EXCERPTED RECORDS:
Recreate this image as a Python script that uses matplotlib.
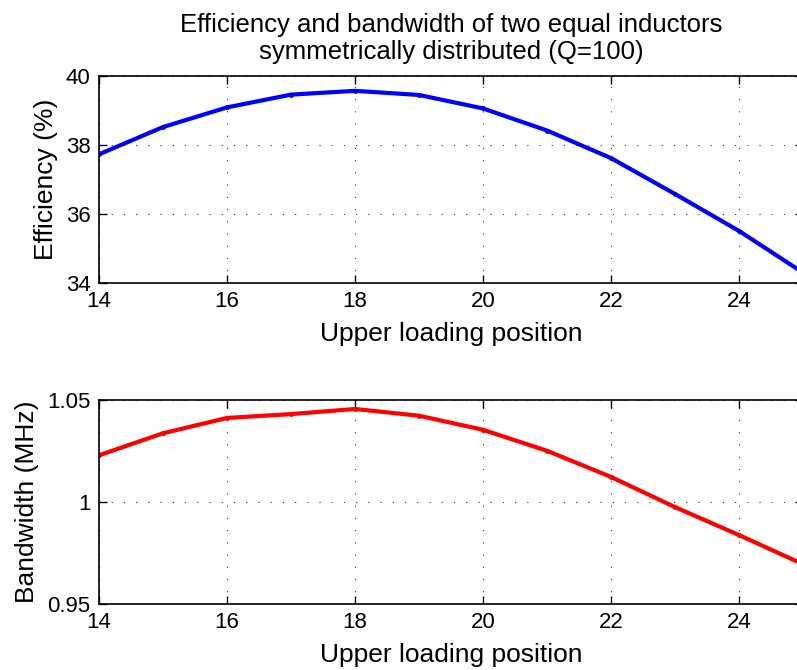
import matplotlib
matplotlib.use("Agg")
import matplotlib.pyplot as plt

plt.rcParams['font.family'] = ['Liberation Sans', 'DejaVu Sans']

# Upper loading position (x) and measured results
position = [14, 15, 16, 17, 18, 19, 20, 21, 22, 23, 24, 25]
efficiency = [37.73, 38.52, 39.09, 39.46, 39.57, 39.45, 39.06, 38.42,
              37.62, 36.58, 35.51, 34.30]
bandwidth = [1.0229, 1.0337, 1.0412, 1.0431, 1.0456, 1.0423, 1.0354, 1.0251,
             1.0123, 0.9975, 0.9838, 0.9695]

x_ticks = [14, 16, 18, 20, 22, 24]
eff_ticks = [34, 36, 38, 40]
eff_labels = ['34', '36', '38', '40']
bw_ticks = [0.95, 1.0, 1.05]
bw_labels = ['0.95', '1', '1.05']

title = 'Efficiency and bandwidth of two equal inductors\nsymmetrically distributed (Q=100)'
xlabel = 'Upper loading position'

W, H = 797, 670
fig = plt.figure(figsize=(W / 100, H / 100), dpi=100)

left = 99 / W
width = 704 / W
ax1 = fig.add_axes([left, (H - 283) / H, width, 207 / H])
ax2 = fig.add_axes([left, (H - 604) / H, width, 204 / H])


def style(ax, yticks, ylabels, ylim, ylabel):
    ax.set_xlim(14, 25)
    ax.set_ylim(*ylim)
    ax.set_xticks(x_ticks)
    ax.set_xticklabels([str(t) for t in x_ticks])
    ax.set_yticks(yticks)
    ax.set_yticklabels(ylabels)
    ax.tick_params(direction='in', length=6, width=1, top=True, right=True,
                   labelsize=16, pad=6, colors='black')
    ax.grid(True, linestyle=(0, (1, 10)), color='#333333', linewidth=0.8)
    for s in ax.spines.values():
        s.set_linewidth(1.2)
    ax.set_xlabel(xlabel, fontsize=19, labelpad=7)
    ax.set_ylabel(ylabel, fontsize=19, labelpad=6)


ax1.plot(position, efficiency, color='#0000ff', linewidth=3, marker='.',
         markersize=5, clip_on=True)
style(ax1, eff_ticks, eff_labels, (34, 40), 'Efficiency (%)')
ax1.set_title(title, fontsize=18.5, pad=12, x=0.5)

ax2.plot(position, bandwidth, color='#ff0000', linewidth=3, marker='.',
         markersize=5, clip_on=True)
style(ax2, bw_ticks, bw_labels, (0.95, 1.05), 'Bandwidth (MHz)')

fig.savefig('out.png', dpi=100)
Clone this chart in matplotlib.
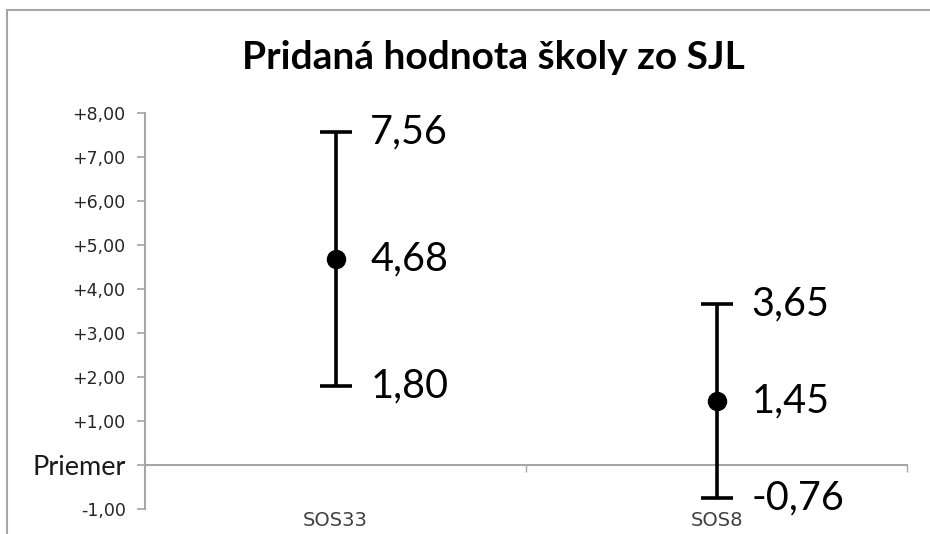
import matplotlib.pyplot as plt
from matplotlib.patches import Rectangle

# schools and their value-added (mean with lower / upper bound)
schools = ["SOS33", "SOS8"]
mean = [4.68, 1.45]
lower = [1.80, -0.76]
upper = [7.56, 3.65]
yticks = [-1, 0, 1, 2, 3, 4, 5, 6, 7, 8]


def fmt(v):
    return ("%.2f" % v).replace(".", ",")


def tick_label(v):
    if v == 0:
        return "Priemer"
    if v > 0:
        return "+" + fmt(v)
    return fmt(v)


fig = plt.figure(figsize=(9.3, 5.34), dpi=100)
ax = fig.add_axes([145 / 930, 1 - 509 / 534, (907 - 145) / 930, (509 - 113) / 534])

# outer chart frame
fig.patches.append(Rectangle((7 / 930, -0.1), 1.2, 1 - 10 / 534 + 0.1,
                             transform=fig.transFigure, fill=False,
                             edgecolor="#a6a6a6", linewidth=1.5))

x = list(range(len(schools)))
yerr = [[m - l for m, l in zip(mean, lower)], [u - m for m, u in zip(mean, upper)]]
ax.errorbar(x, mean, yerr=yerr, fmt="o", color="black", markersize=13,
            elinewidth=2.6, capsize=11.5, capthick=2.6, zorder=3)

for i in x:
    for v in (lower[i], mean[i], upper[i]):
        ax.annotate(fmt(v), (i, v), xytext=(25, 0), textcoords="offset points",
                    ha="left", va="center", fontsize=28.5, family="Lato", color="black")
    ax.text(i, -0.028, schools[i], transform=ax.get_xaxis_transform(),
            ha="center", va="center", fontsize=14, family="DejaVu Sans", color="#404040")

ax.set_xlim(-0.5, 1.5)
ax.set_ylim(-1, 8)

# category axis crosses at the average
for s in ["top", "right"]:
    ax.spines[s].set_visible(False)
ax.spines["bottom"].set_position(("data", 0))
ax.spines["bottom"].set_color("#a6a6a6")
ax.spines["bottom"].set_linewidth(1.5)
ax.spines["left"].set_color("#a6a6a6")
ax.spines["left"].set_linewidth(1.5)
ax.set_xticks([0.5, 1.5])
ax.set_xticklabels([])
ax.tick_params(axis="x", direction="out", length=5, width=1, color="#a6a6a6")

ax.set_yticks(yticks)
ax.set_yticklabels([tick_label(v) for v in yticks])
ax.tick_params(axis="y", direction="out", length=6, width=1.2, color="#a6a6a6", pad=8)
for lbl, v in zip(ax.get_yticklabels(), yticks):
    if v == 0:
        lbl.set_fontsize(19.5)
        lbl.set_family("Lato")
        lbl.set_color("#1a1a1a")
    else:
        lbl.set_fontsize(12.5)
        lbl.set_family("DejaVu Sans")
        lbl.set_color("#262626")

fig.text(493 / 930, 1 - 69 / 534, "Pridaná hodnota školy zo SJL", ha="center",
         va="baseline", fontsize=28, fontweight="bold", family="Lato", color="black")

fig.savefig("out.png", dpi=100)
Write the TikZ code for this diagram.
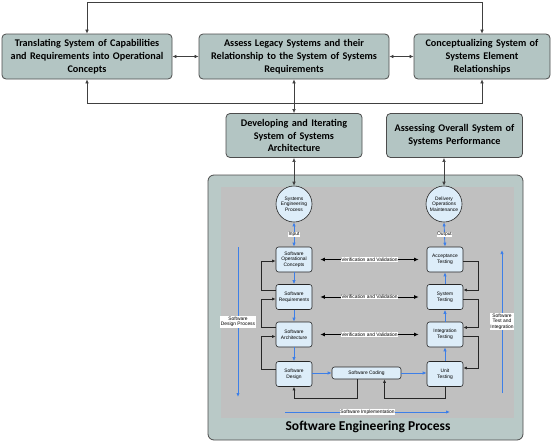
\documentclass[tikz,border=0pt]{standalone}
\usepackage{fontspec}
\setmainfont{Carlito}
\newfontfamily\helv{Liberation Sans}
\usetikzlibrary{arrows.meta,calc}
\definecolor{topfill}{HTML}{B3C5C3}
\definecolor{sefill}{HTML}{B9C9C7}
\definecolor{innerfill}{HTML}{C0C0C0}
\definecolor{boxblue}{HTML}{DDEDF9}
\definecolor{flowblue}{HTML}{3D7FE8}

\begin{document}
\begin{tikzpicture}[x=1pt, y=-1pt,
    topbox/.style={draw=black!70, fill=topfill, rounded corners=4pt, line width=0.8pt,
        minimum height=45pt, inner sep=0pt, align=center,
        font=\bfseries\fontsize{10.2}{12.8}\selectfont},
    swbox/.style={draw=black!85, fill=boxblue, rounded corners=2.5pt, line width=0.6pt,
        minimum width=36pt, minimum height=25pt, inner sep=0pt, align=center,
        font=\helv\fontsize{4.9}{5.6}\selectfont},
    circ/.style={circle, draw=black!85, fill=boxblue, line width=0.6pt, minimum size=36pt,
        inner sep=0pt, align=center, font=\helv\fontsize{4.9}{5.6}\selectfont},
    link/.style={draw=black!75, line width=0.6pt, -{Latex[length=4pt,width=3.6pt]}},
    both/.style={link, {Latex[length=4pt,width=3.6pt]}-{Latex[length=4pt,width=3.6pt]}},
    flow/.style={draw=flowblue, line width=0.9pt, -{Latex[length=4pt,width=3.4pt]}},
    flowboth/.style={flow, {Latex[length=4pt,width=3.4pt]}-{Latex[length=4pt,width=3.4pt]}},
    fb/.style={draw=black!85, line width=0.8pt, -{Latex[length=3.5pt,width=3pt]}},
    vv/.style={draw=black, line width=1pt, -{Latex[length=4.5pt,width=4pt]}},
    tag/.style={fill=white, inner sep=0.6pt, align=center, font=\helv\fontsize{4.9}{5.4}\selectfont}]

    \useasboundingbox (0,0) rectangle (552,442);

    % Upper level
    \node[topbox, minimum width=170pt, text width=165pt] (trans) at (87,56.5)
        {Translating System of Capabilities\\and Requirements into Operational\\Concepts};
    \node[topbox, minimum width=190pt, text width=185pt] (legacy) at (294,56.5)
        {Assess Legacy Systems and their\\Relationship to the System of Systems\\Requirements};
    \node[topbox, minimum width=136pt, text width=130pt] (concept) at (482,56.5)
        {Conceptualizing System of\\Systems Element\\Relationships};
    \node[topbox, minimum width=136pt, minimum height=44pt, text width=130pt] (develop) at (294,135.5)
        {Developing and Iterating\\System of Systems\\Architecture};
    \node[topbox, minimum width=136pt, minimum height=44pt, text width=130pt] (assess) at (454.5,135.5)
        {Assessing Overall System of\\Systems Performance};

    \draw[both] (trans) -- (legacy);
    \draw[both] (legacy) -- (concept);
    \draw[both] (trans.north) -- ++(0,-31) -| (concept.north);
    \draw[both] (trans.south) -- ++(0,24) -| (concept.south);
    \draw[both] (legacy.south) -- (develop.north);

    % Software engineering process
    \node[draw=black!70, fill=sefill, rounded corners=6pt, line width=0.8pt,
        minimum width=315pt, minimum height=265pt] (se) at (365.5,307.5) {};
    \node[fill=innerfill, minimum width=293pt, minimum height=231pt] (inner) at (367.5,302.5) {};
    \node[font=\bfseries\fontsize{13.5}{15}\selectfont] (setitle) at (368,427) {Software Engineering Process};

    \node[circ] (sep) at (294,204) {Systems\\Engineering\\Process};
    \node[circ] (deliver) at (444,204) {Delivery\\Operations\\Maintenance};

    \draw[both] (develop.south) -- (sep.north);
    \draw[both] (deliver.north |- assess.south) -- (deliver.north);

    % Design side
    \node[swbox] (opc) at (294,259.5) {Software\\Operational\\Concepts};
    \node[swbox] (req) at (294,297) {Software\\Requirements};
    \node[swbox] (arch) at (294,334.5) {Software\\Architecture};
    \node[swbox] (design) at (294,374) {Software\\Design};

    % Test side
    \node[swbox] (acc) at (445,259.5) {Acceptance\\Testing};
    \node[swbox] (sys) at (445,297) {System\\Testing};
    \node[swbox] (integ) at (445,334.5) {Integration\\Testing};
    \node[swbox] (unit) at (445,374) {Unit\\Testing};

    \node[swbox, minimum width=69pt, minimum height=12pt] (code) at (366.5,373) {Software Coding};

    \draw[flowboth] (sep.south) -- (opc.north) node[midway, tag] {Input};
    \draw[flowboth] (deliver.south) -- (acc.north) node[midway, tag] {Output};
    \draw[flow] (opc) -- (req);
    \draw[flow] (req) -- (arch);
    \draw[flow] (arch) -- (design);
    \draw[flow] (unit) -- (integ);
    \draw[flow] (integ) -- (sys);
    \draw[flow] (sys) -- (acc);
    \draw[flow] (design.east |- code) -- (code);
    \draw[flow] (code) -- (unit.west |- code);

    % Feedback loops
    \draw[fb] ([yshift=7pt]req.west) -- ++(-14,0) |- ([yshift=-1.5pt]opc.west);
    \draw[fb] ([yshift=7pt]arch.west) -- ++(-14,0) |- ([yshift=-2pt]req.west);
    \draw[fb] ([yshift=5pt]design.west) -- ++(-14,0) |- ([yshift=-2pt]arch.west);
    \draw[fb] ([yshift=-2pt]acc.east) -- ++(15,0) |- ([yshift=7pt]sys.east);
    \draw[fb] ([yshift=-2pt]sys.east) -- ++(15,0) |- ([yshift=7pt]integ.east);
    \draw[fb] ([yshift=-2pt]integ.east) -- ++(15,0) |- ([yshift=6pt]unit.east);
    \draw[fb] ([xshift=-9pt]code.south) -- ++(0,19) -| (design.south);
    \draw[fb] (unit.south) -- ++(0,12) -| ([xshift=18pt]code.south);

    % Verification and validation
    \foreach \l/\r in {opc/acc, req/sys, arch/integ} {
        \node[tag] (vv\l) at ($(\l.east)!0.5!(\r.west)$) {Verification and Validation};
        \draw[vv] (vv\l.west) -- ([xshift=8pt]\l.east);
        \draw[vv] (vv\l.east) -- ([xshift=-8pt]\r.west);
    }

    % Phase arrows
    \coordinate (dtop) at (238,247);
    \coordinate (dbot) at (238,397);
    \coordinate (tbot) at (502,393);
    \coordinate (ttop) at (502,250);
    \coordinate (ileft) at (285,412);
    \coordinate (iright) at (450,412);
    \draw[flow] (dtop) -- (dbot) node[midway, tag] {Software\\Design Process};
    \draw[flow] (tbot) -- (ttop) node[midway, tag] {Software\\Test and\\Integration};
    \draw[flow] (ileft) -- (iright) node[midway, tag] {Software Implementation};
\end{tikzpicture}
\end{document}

WHAT IS REQUIRED: Return the lines exactly as they stand, from the start of the entries through the line holding "fig.savefig('out.png', dpi=100)"; omit the pictures.

EXERCISE ANSWER:
Recreate this image as a Python script that uses matplotlib.
import matplotlib
matplotlib.use("Agg")
import matplotlib.pyplot as plt

plt.rcParams['font.family'] = ['Liberation Sans', 'DejaVu Sans']

# Upper loading position (x) and measured results
position = [14, 15, 16, 17, 18, 19, 20, 21, 22, 23, 24, 25]
efficiency = [37.73, 38.52, 39.09, 39.46, 39.57, 39.45, 39.06, 38.42,
              37.62, 36.58, 35.51, 34.30]
bandwidth = [1.0229, 1.0337, 1.0412, 1.0431, 1.0456, 1.0423, 1.0354, 1.0251,
             1.0123, 0.9975, 0.9838, 0.9695]

x_ticks = [14, 16, 18, 20, 22, 24]
eff_ticks = [34, 36, 38, 40]
eff_labels = ['34', '36', '38', '40']
bw_ticks = [0.95, 1.0, 1.05]
bw_labels = ['0.95', '1', '1.05']

title = 'Efficiency and bandwidth of two equal inductors\nsymmetrically distributed (Q=100)'
xlabel = 'Upper loading position'

W, H = 797, 670
fig = plt.figure(figsize=(W / 100, H / 100), dpi=100)

left = 99 / W
width = 704 / W
ax1 = fig.add_axes([left, (H - 283) / H, width, 207 / H])
ax2 = fig.add_axes([left, (H - 604) / H, width, 204 / H])


def style(ax, yticks, ylabels, ylim, ylabel):
    ax.set_xlim(14, 25)
    ax.set_ylim(*ylim)
    ax.set_xticks(x_ticks)
    ax.set_xticklabels([str(t) for t in x_ticks])
    ax.set_yticks(yticks)
    ax.set_yticklabels(ylabels)
    ax.tick_params(direction='in', length=6, width=1, top=True, right=True,
                   labelsize=16, pad=6, colors='black')
    ax.grid(True, linestyle=(0, (1, 10)), color='#333333', linewidth=0.8)
    for s in ax.spines.values():
        s.set_linewidth(1.2)
    ax.set_xlabel(xlabel, fontsize=19, labelpad=7)
    ax.set_ylabel(ylabel, fontsize=19, labelpad=6)


ax1.plot(position, efficiency, color='#0000ff', linewidth=3, marker='.',
         markersize=5, clip_on=True)
style(ax1, eff_ticks, eff_labels, (34, 40), 'Efficiency (%)')
ax1.set_title(title, fontsize=18.5, pad=12, x=0.5)

ax2.plot(position, bandwidth, color='#ff0000', linewidth=3, marker='.',
         markersize=5, clip_on=True)
style(ax2, bw_ticks, bw_labels, (0.95, 1.05), 'Bandwidth (MHz)')

fig.savefig('out.png', dpi=100)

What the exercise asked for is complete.